# pflueger templar baitcaster... any good?



## TheSonicMarauder (Mar 9, 2006)

just acquired a Plueger Templar Baitcaster from a buddy who doesnt fish much and basically isnt wanting to take the time to learn it..... during the isnpectiong i took the side off of it and saw a strange spring loaded 6 pin centrifugal brake system that seems like it could over complicated things but ill give it a try but before that, i was wondering what everyone elses thoughts where.


----------



## thelatrobe33 (May 19, 2008)

This is one of their lower end baitcasters. I own a Purist, which is very similar. Mine actually works quite well. I would suggest starting with 1/2 the brakes on and 1/2 off.


----------



## Alter (Apr 8, 2004)

Strange, I didn't know Pleuger was currently using the Templar name. They made a levelwind reel in the 30's called the Templar which isn't very valuable but was pretty good for its day.

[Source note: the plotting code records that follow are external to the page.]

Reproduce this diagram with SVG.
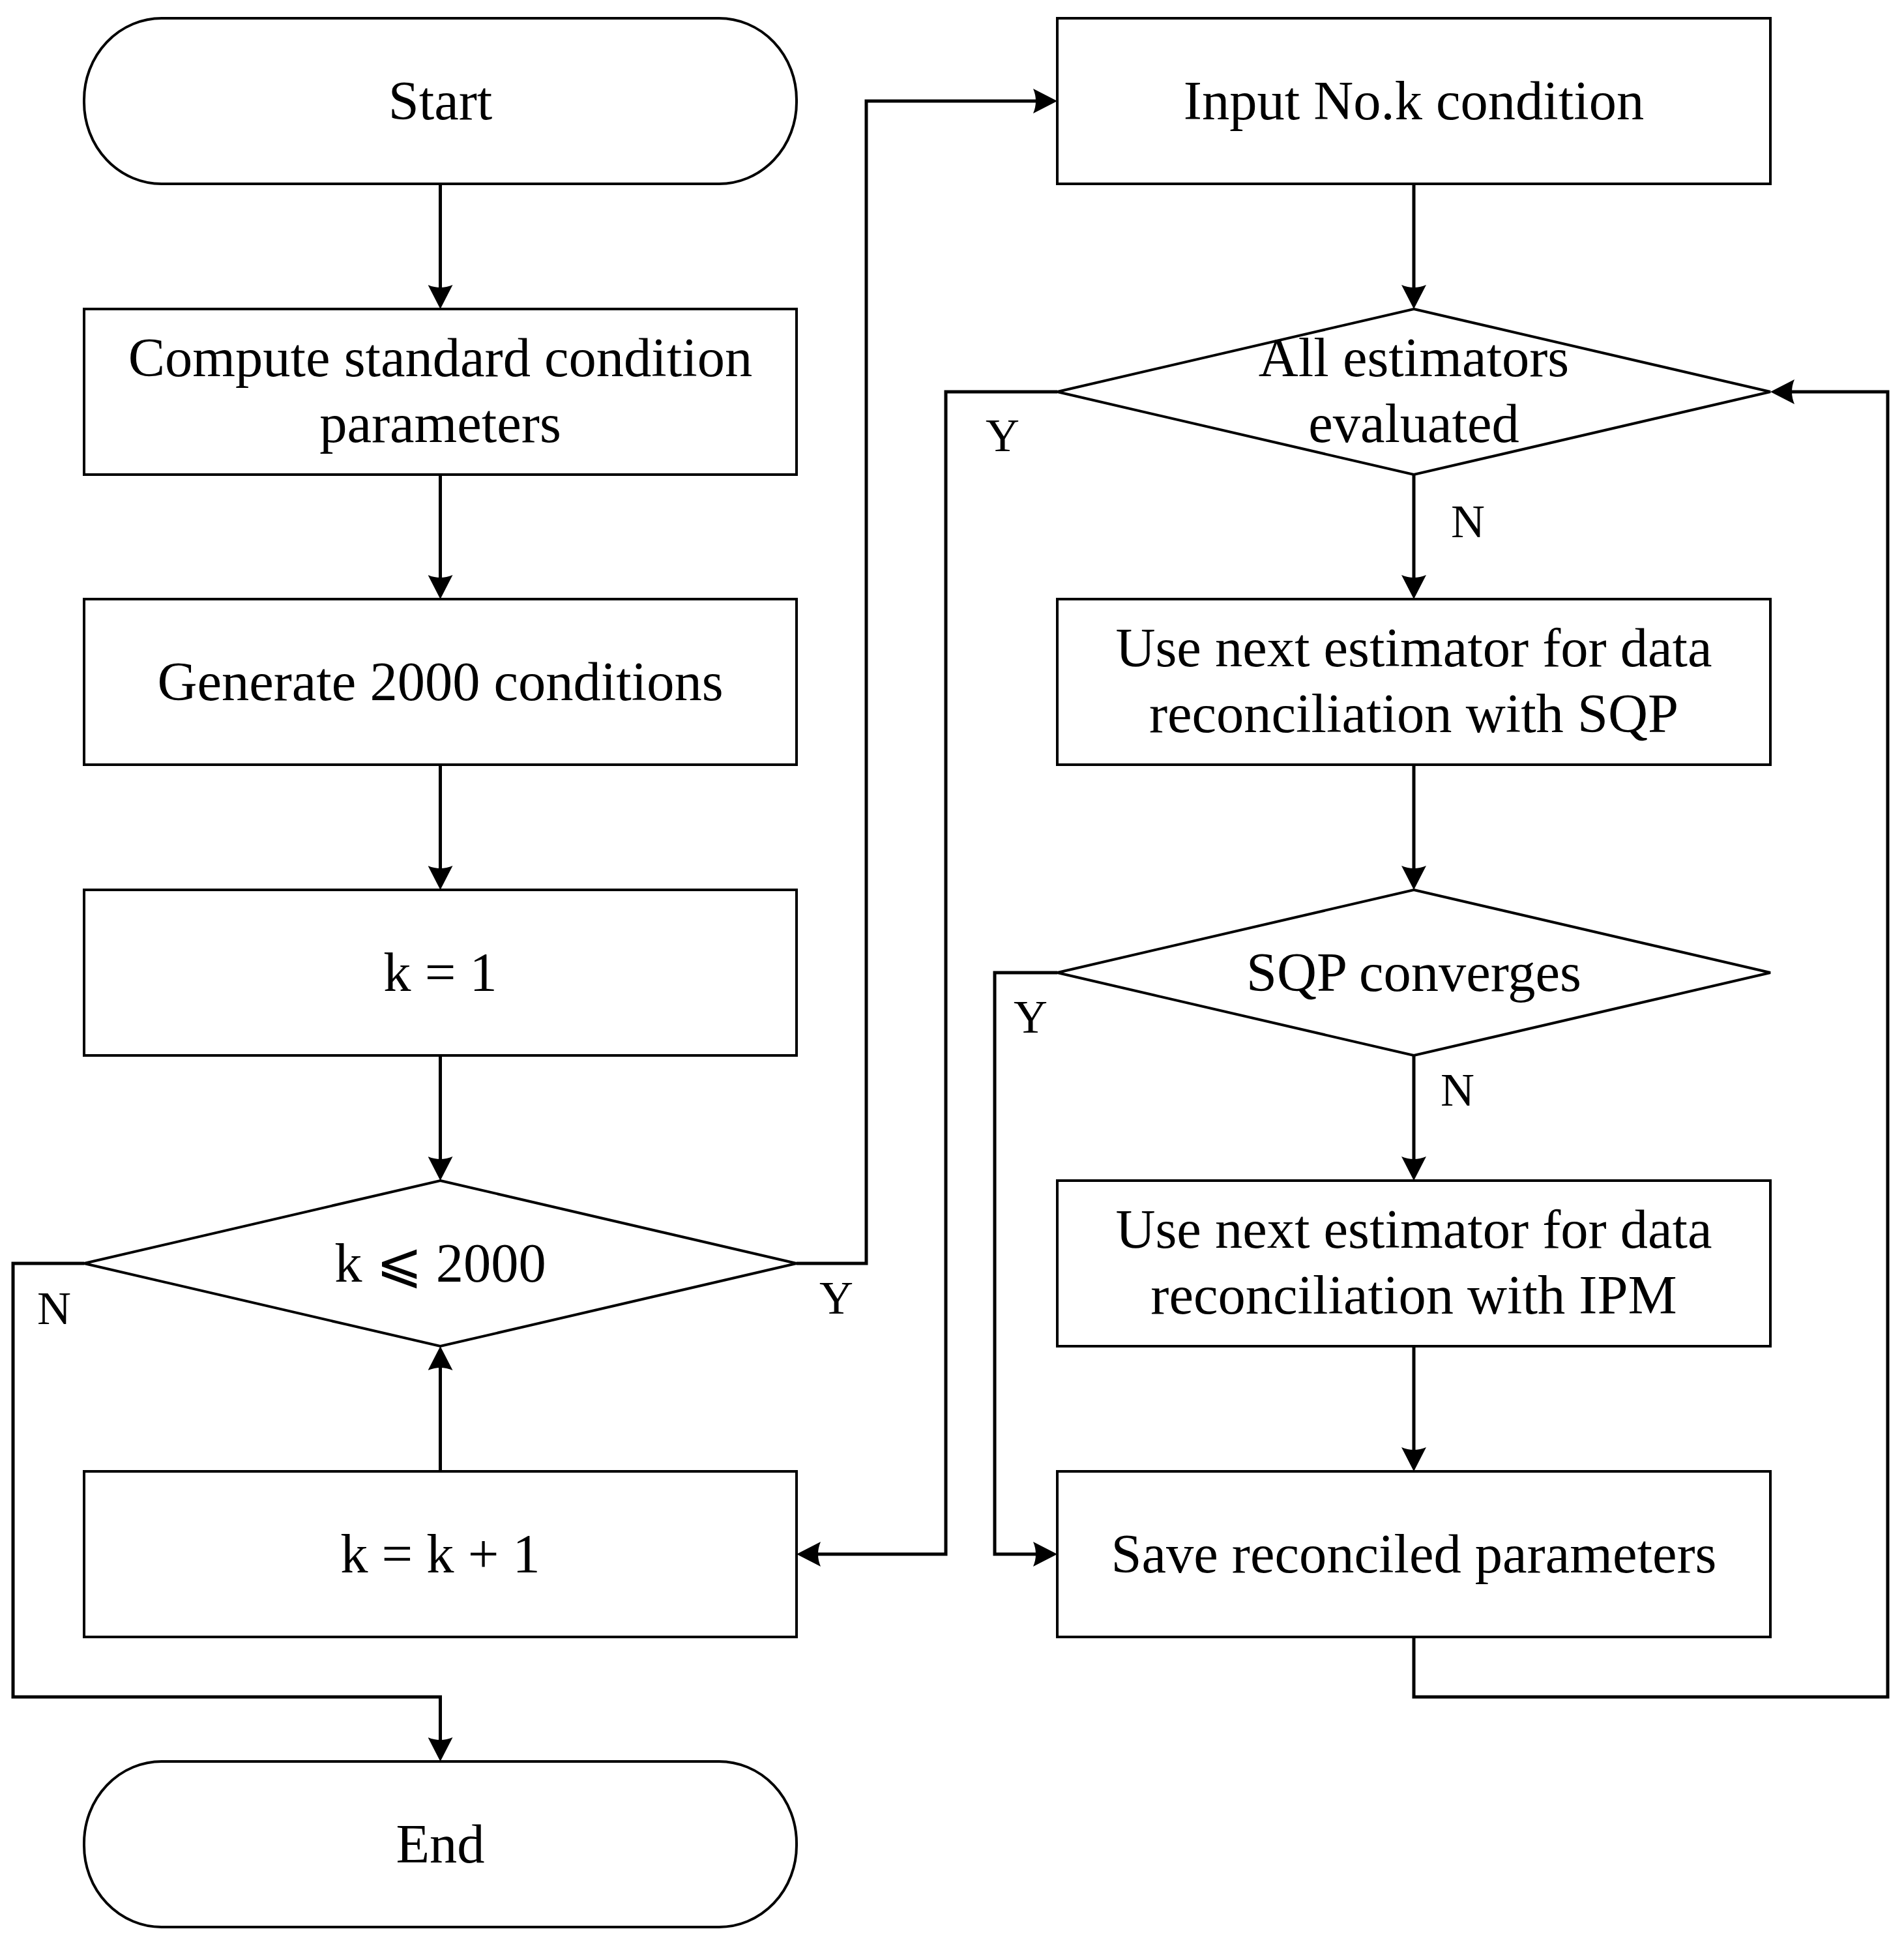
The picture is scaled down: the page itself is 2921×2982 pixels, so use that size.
<svg xmlns="http://www.w3.org/2000/svg" width="2921" height="2982" viewBox="0 0 2921 2982">
<style>
.shape{fill:#fff;stroke:#000;stroke-width:4}
.conn{fill:none;stroke:#000;stroke-width:5;stroke-linejoin:miter}
.t{font-family:"Liberation Serif","DejaVu Serif",serif;font-size:84.5px;fill:#000;text-anchor:middle}
.lbl{font-family:"Liberation Serif","DejaVu Serif",serif;font-size:72px;fill:#000;text-anchor:middle}
</style>
<defs>
<marker id="arr" viewBox="0 0 37 38" markerWidth="37" markerHeight="38" refX="6" refY="19" markerUnits="userSpaceOnUse" orient="auto">
<path d="M0,0 L37,19 L0,38 Q8,19 0,0 Z" fill="#000"/>
</marker>
</defs>
<rect width="2921" height="2982" fill="#fff"/>
<g id="connectors">
<path class="conn" marker-end="url(#arr)" d="M675.5,282 V443"/>
<path class="conn" marker-end="url(#arr)" d="M675.5,728 V888"/>
<path class="conn" marker-end="url(#arr)" d="M675.5,1173 V1334"/>
<path class="conn" marker-end="url(#arr)" d="M675.5,1619 V1780"/>
<path class="conn" marker-end="url(#arr)" d="M675.5,2257 V2096"/>
<path class="conn" marker-end="url(#arr)" d="M1222,1938 H1329 V155 H1591"/>
<path class="conn" marker-end="url(#arr)" d="M129,1938 H20 V2603 H675.5 V2671"/>
<path class="conn" marker-end="url(#arr)" d="M2169,282 V443"/>
<path class="conn" marker-end="url(#arr)" d="M2169,728 V888"/>
<path class="conn" marker-end="url(#arr)" d="M2169,1173 V1334"/>
<path class="conn" marker-end="url(#arr)" d="M2169,1619 V1780"/>
<path class="conn" marker-end="url(#arr)" d="M2169,2065 V2226"/>
<path class="conn" marker-end="url(#arr)" d="M1622,601 H1451 V2384 H1253"/>
<path class="conn" marker-end="url(#arr)" d="M1622,1492 H1526 V2384 H1591"/>
<path class="conn" marker-end="url(#arr)" d="M2169,2511 V2603 H2896 V601 H2747"/>
<text class="lbl" x="1283" y="2015">Y</text>
<text class="lbl" x="83" y="2031">N</text>
<text class="lbl" x="1538" y="692">Y</text>
<text class="lbl" x="2252" y="824">N</text>
<text class="lbl" x="1581" y="1584">Y</text>
<text class="lbl" x="2236" y="1696">N</text>
</g>
<g id="start">
<rect class="shape" x="129" y="28" width="1093" height="254" rx="119" ry="125"/>
<text class="t" x="675.5" y="183">Start</text>
</g>
<g id="compute">
<rect class="shape" x="129" y="474" width="1093" height="254"/>
<text class="t" x="675.5" y="577">Compute standard condition</text>
<text class="t" x="675.5" y="678">parameters</text>
</g>
<g id="generate">
<rect class="shape" x="129" y="919" width="1093" height="254"/>
<text class="t" x="675.5" y="1074">Generate 2000 conditions</text>
</g>
<g id="k1">
<rect class="shape" x="129" y="1365" width="1093" height="254"/>
<text class="t" x="675.5" y="1520">k = 1</text>
</g>
<g id="kcheck">
<polygon class="shape" points="675.5,1811 1222,1938 675.5,2065 129,1938"/>
<text class="t" x="675.5" y="1966">k ⩽ 2000</text>
</g>
<g id="kinc">
<rect class="shape" x="129" y="2257" width="1093" height="254"/>
<text class="t" x="675.5" y="2412">k = k + 1</text>
</g>
<g id="end">
<rect class="shape" x="129" y="2702" width="1093" height="254" rx="119" ry="125"/>
<text class="t" x="675.5" y="2857">End</text>
</g>
<g id="input">
<rect class="shape" x="1622" y="28" width="1094" height="254"/>
<text class="t" x="2169" y="183">Input No.k condition</text>
</g>
<g id="allest">
<polygon class="shape" points="2169,474 2716,601 2169,728 1622,601"/>
<text class="t" x="2169" y="577">All estimators</text>
<text class="t" x="2169" y="678">evaluated</text>
</g>
<g id="sqp">
<rect class="shape" x="1622" y="919" width="1094" height="254"/>
<text class="t" x="2169" y="1022">Use next estimator for data</text>
<text class="t" x="2169" y="1123">reconciliation with SQP</text>
</g>
<g id="sqpconv">
<polygon class="shape" points="2169,1365 2716,1492 2169,1619 1622,1492"/>
<text class="t" x="2169" y="1520">SQP converges</text>
</g>
<g id="ipm">
<rect class="shape" x="1622" y="1811" width="1094" height="254"/>
<text class="t" x="2169" y="1914">Use next estimator for data</text>
<text class="t" x="2169" y="2015">reconciliation with IPM</text>
</g>
<g id="save">
<rect class="shape" x="1622" y="2257" width="1094" height="254"/>
<text class="t" x="2169" y="2412">Save reconciled parameters</text>
</g>
</svg>
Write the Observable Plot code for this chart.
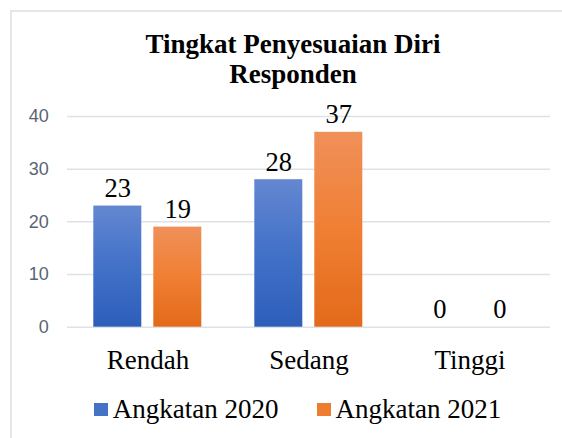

It looks like the new Templars actually are based off of the Cetina/Purist frame with the same innards as the Purist and a different paint scheme/name; perhaps they were made for sale at a specific store. Based on its lineage, I'm sure it will be a fine reel.

Steve


----------



## TheSonicMarauder (Mar 9, 2006)

we sell them at walmart for $60, its maroon and silver with a light aluminum cross drilled spool.. and like i said... a funky spring loaded centrifugal brake system.... kinda cant wait to try it out


----------



## Alter (Apr 8, 2004)

Ahh, that makes sense. Sounds like a bargain. Good luck with the new reel.

Steve


----------